私の発表に対しては、『人間の土地』の一節を演劇の台本にしてみるというアイデアが出ました。
引用部分は声に出して読むとリズムが良く、演劇として活きるのではないかと話題になったためです。
そこで、セリフをどのように割り振るかが問題となりました。
実際、引用した場面には主人公しか登場しません。ですが、地の文もセリフも主人公一人に全て喋らせると、何だか味気ない舞台になってしまいます。
他の参加者もいろいろな意見を出してくれました。
主人公の内面を環境音で表現する、スクリーンに文字を映し出すなど、おもしろいアイデアがたくさんありました。
そして最終的に、地の文を『人間の土地』の他の登場人物、物語全体において主人公に強い影響を与えた人物たちに読ませるのはどうか、という意見を採用して以下のような脚本を作りました。
●場面:サハラ砂漠
《仰向けに倒れたテグジュペリ(主人公)を取り巻くように、バーク・メルモス・ギヨメが立っている。》
バーク「ぼくには、何の後悔もない。ぼくは賭けた。ぼくは負けた。これはぼくの職業の当然の秩序だ。なんといってもぼくは、胸いっぱい吸うことができた、さわやかな海の風を。一度あの風を味わった者は、この糧の味を忘れない」
メルモス「そうではないか、ぼくの僚友諸君?問題はけっして危険な生き方をすることにあるのではない。 この公式は小生意気だ。闘牛士はぼくの気に入らない」
ギヨメ「危険ではないのだ、ぼくが愛しているものは。ぼくは知っている、自分が何を愛しているか。それは生命だ」
《辺りが明るくなっていく。テグジュペリは倒れたまま片手を伸ばし、蒸留装置に水が溜まっているかどうか確かめる。しかし、蒸留装置は空っぽである。》
テグジュペリ「ここの心は干からびて干からびはてた心なので、干からびてしまっていて…一滴の涙も出ないのだそうだ!…(蒸留装置の布を握りしめ、高く掲げながら)…出かけよう、プレヴォー!ぼくらの喉はまだふさがりきってはいない、さあ、歩かなければいけない」
主人公が解放の手助けをした奴隷バーク。主人公と同様にパイロットであり、作中では既に死亡しているメルモスとギヨメ。

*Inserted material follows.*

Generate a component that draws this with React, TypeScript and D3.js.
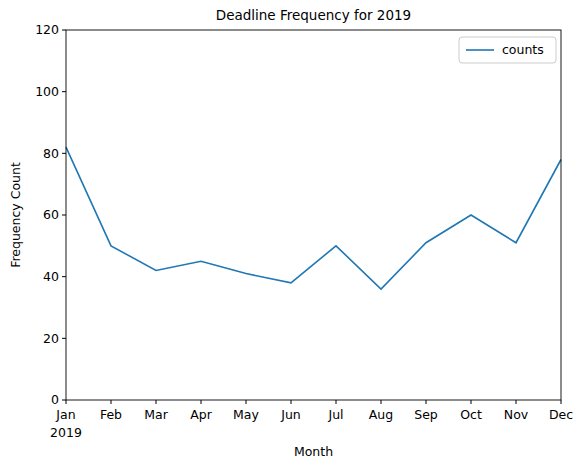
import * as d3 from 'd3'

const months = ['Jan', 'Feb', 'Mar', 'Apr', 'May', 'Jun', 'Jul', 'Aug', 'Sep', 'Oct', 'Nov', 'Dec']
const counts = [82, 50, 42, 45, 41, 38, 50, 36, 51, 60, 51, 78]
const yTicks = [0, 20, 40, 60, 80, 100, 120]

const W = 585
const H = 469
const m = { left: 66, right: 561, top: 30, bottom: 400 }
const font = 'DejaVu Sans, sans-serif'
const blue = '#1f77b4'

export default function App() {
  const x = d3.scalePoint<string>().domain(months).range([m.left, m.right])
  const y = d3.scaleLinear().domain([0, 120]).range([m.bottom, m.top])
  const line = d3
    .line<number>()
    .x((_, i) => x(months[i]) ?? 0)
    .y(d => y(d))

  return (
    <svg width={W} height={H} style={{ position: 'absolute', left: 0, top: 0, background: '#fff' }} fontFamily={font}>
      <text x={(m.left + m.right) / 2} y={20} textAnchor="middle" fontSize={13.5}>Deadline Frequency for 2019</text>
      <path d={line(counts) ?? ''} fill="none" stroke={blue} strokeWidth={1.6} />
      <rect x={m.left} y={m.top} width={m.right - m.left} height={m.bottom - m.top} fill="none" stroke="#000" strokeWidth={0.9} />
      {yTicks.map(t => (
        <g key={t}>
          <line x1={m.left - 4} x2={m.left} y1={y(t)} y2={y(t)} stroke="#000" />
          <text x={m.left - 7} y={y(t)} dy="0.35em" textAnchor="end" fontSize={12.5}>{t}</text>
        </g>
      ))}
      {months.map(mo => (
        <g key={mo}>
          <line x1={x(mo)} x2={x(mo)} y1={m.bottom} y2={m.bottom + 4} stroke="#000" />
          <text x={x(mo)} y={m.bottom + 19} textAnchor="middle" fontSize={12.5}>{mo}</text>
        </g>
      ))}
      <text x={m.left} y={m.bottom + 37} textAnchor="middle" fontSize={12.5}>2019</text>
      <text x={(m.left + m.right) / 2} y={456} textAnchor="middle" fontSize={12.5}>Month</text>
      <text transform={`translate(20,${(m.top + m.bottom) / 2}) rotate(-90)`} textAnchor="middle" fontSize={12.5}>Frequency Count</text>
      <rect x={459} y={37} width={97} height={26} rx={3} fill="#fff" stroke="#ccc" />
      <line x1={466} x2={494} y1={50} y2={50} stroke={blue} strokeWidth={1.6} />
      <text x={502} y={50} dy="0.35em" fontSize={12.5}>counts</text>
    </svg>
  )
}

それぞれ主人公の心に大きな影響を与えますが、本来この場面では登場するはずがないキャラクターです。それをあえて舞台上に登場させることで、主人公が幻覚を見るほどの限界状況に置かれていることを視覚的に表現できるのではないかと考えました。
また、その幻覚によって友人たちの記憶が蘇り、かえって主人公に力を与えるというイメージは、『人間の土地』に通底する人間讃歌的なテーマとも響きあっていると思われます。
イベントを通して
このように自分の好きな作品を他者と共有することによって、作品の要素を分解し、「好き」という曖昧な気持ちを具体化することができました。さらに、それを元にちょっとした演劇の脚本を作ることもできました。
今回のイベントから学んだことは、何かを創作するためにはとにかく「言葉にしてみるべきだ」ということです。
ゼロから生み出そうとするのではなく、迷ったらまず自分の好きな作品について分析してみる。好きな要素を分解したり、他の作品などと比較してみる。それを誰かに伝えて意見をもらう。
このような過程を経て、今まで気付かなかった作品の魅力を発見したり、そこから創作のヒントを導き出せたりするのです。
それを実感できたイベントでした。